Stephen Miyao, CEO of kasina, an

e-business consultant for financial services companies, agreed. "Discretionary spending has essentially gone to zero," he said. "The primary change is that in the past mutual fund companies were able to do some of the things that are not 100% necessary, but now they can only afford to do those things that are absolutely necessary."

Types of fund consulting that will suffer as a consequence of the prolonged down market are those that are very narrow in focus, said Burton Greenwald, president of industry consultant, B.J Greenwald and Associates. Technology consulting, an area that garnered a tremendous amount of spending in the late '90s when the market was doing well, is one example of the type that has been cut back, he added. Still, kasina, which focuses on technology, has not seen that type of impact, according to Miyao.

Basic strategic consulting, according to Greenwald, continues to be a necessity and will likely continue to be sought out. Despite the reduction in consulting spending, most consultants say they continue to garner new business. "Perhaps some of the players' appetites have shifted in terms of using consulting services," said Andrew Guillette, managing director of Cerulli Associates, "but it seems, for us, that for every one who has left, someone new has come in."

The nature of consulting services that fund companies continue to request relate, in general, to operations affecting the bottom line or the short term potential return on an investment, according to consultants. "The work I'm doing lately is mostly product pricing oriented: sales loads, 12b-1s, internal management fee structures," said Bobroff. "Market positioning and product line are the areas firms are focusing in on right now."

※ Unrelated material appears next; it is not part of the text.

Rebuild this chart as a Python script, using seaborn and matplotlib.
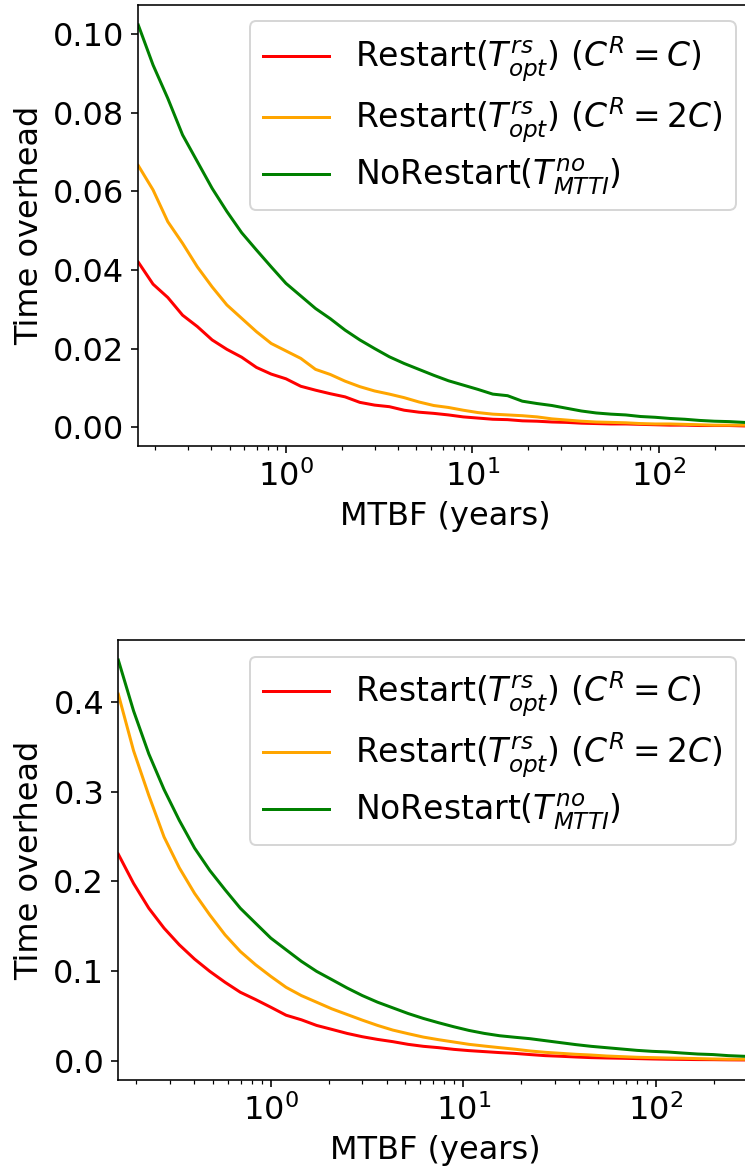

Finding new distribution channels and developing new products to compete in hot' areas are what firms continue to contact Financial Research Corp. and Cerulli about. Firms continue to seek advice regarding exchange-traded funds, managed accounts, 529 college savings plans and hedge funds. Firms also want to ensure that the focus of their sales efforts are where they should be, according to Neil Bathon, president, FRC.

The tragedies of Sept. 11 have had only a slight effect thus far, relative to that of the prolonged downturn, on how mutual fund firms are using consulting services, consultants said. If anything, the events acted as a catalyst for things that were already on their way.